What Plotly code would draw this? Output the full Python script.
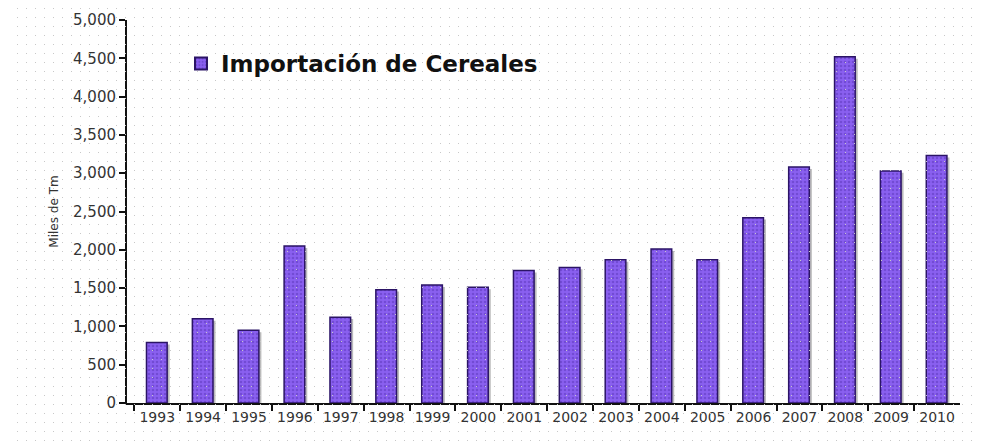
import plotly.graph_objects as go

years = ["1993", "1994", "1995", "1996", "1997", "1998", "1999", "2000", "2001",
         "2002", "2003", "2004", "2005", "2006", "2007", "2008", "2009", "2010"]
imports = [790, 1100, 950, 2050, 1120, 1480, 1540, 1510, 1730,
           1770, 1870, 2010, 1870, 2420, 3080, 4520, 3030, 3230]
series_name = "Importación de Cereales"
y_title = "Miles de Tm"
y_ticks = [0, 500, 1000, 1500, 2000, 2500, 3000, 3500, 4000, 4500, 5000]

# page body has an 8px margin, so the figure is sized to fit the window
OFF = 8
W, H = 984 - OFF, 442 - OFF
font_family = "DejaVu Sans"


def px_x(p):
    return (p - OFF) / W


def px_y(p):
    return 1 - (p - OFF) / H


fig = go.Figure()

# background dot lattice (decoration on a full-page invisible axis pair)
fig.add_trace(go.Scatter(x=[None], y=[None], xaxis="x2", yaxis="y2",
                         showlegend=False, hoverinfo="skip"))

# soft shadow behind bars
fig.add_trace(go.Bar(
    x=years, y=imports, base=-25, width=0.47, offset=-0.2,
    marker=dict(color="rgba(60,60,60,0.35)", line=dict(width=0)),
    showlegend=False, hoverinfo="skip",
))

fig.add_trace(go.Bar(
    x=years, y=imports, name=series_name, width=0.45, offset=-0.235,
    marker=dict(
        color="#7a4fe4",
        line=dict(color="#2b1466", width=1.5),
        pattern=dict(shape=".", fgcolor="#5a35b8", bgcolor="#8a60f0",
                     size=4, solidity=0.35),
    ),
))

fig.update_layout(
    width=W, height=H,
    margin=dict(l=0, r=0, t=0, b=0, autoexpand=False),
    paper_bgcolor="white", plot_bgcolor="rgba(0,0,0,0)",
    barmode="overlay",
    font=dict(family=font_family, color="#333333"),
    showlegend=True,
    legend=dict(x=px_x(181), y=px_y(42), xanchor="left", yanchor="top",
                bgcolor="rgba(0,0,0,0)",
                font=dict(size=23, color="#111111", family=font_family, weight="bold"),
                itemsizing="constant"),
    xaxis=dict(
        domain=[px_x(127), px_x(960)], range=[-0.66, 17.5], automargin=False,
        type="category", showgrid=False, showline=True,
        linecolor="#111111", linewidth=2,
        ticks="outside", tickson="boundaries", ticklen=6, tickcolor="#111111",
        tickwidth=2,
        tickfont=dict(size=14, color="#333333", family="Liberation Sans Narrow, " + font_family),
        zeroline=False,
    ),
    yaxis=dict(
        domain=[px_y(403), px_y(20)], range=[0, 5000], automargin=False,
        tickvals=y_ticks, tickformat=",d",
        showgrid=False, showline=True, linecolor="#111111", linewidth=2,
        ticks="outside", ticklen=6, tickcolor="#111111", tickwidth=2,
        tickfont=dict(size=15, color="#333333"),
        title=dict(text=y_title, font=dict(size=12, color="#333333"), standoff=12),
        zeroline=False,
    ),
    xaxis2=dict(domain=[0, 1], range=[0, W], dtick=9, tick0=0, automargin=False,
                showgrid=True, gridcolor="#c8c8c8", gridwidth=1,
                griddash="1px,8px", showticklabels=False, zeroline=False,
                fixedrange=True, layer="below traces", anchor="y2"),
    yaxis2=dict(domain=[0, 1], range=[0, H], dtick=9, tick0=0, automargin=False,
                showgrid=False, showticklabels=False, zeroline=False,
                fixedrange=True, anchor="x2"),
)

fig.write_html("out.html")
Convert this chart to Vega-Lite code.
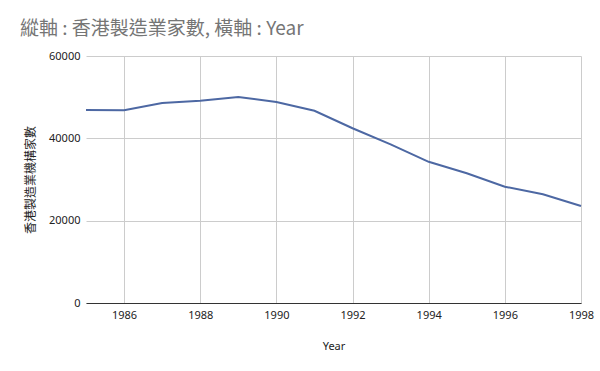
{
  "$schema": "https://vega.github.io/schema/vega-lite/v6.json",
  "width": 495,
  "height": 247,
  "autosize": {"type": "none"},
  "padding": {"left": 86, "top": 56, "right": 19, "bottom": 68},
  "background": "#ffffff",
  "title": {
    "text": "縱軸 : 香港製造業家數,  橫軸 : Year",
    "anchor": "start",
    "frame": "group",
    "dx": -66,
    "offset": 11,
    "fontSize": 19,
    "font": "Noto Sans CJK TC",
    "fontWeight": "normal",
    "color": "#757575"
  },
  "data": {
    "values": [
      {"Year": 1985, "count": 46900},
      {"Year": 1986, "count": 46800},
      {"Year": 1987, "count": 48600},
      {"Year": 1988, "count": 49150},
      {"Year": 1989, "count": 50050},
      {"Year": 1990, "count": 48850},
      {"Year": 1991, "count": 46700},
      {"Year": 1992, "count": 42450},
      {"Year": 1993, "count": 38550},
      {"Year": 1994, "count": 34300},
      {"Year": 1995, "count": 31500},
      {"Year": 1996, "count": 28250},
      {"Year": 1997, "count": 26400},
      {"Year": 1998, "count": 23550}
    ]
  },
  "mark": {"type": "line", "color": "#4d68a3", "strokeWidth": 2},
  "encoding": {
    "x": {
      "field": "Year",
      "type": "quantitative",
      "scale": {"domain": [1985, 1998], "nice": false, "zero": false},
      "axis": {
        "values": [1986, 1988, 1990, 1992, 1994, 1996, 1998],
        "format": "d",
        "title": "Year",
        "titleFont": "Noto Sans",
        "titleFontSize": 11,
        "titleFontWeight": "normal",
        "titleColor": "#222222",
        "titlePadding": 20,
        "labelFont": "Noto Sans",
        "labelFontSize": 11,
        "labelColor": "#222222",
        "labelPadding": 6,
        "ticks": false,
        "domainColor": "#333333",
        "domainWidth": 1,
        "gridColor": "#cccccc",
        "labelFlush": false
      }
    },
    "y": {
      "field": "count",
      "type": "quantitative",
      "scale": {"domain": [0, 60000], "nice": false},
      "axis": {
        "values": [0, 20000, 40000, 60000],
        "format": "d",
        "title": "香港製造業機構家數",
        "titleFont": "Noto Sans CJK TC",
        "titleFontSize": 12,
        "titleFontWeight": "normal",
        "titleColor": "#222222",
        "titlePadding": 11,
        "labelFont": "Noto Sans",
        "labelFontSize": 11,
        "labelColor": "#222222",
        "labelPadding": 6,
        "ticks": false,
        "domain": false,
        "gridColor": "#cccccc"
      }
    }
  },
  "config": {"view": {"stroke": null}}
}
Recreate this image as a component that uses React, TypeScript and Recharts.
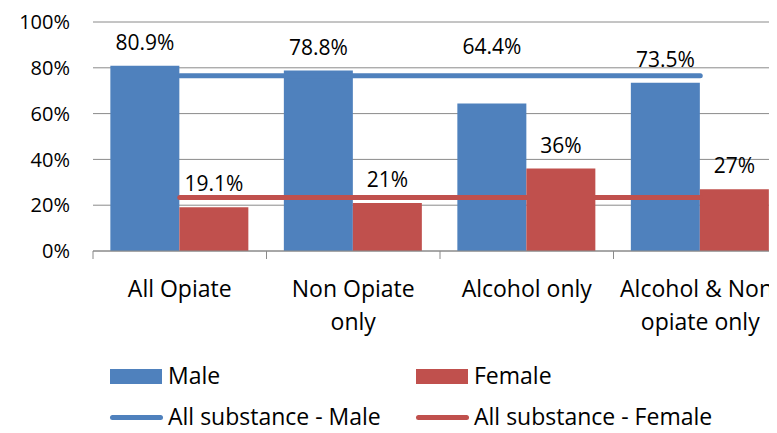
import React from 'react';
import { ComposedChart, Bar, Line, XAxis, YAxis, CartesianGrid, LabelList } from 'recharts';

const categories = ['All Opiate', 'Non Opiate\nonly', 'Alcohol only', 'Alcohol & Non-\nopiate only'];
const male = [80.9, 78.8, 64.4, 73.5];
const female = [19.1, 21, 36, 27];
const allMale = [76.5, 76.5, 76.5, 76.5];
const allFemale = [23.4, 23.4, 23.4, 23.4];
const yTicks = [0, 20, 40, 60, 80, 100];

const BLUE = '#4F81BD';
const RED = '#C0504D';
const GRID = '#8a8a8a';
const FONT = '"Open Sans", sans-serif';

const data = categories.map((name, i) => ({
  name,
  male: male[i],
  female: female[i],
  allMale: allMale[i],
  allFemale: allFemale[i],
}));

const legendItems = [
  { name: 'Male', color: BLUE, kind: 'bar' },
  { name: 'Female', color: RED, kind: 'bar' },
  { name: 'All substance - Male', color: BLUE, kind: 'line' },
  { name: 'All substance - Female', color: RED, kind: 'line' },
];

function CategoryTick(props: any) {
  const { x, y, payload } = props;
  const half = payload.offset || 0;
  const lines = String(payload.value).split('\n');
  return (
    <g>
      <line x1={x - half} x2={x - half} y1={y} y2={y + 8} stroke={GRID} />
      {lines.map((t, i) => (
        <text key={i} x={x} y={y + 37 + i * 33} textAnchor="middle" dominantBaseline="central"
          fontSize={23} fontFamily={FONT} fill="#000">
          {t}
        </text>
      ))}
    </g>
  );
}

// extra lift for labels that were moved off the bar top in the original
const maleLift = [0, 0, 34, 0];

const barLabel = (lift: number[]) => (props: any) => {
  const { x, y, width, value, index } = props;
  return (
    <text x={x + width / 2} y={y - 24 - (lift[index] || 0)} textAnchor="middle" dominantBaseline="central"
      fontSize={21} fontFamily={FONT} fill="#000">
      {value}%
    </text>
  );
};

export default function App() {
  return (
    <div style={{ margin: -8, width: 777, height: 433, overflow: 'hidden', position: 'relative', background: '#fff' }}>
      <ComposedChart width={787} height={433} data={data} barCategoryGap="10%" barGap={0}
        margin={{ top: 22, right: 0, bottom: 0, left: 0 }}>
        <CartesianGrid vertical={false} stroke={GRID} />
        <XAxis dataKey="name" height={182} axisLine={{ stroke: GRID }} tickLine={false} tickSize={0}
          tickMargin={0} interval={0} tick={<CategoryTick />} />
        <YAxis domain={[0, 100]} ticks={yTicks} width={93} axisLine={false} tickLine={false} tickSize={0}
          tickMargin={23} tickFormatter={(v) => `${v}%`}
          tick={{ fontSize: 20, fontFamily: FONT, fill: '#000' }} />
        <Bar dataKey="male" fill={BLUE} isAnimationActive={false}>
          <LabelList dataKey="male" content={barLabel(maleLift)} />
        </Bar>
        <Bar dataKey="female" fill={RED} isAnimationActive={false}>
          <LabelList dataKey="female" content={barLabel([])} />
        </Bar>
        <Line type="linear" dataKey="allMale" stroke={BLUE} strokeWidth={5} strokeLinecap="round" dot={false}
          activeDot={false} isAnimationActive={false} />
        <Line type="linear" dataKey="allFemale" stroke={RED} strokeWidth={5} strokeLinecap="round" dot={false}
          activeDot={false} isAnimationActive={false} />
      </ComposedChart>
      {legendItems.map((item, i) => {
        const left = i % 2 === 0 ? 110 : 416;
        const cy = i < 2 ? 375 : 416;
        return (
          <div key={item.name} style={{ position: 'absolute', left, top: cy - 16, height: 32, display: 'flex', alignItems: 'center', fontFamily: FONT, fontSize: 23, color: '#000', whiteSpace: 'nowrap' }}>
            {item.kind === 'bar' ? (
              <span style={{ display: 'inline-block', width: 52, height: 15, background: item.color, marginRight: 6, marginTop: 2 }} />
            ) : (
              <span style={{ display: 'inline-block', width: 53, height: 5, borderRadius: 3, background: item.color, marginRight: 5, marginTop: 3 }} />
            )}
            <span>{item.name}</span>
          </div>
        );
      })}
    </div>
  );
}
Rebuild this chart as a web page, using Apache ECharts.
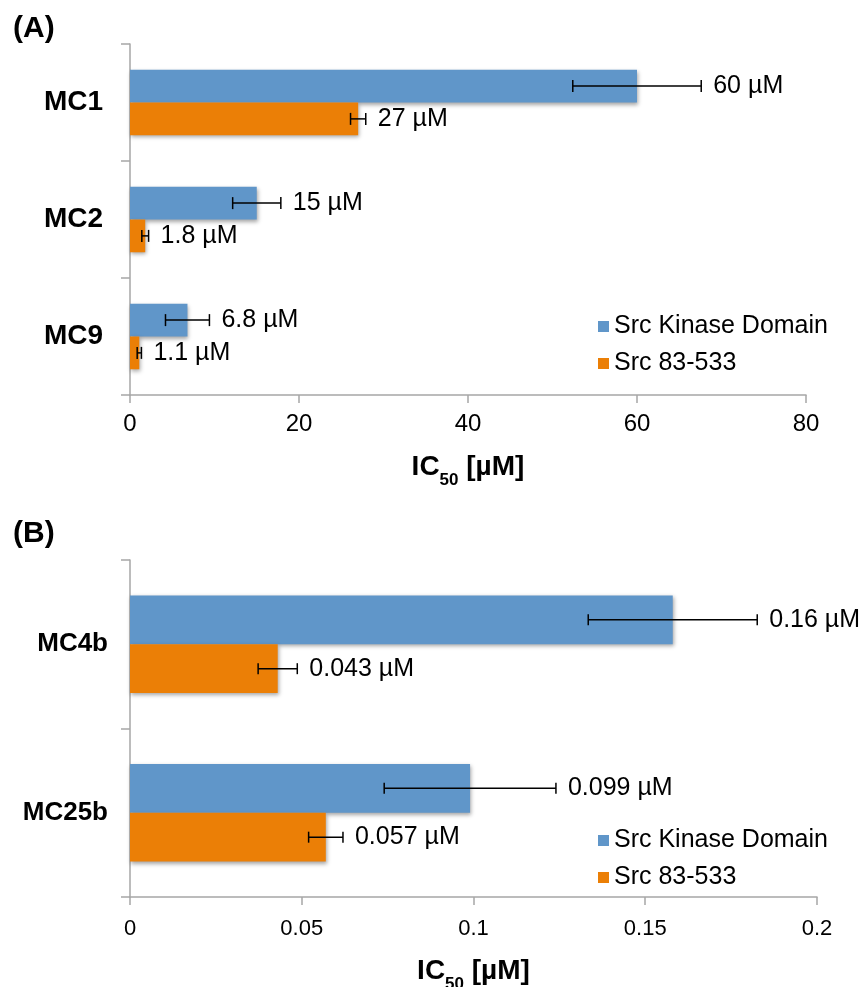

======

## Task prompt:
Skip the pictures and quote each line of the entries above, from the first through the line with "4000, 4500, 5000]", exactly as it appears.

## Task result:
What Plotly code would draw this? Output the full Python script.
import plotly.graph_objects as go

years = ["1993", "1994", "1995", "1996", "1997", "1998", "1999", "2000", "2001",
         "2002", "2003", "2004", "2005", "2006", "2007", "2008", "2009", "2010"]
imports = [790, 1100, 950, 2050, 1120, 1480, 1540, 1510, 1730,
           1770, 1870, 2010, 1870, 2420, 3080, 4520, 3030, 3230]
series_name = "Importación de Cereales"
y_title = "Miles de Tm"
y_ticks = [0, 500, 1000, 1500, 2000, 2500, 3000, 3500, 4000, 4500, 5000]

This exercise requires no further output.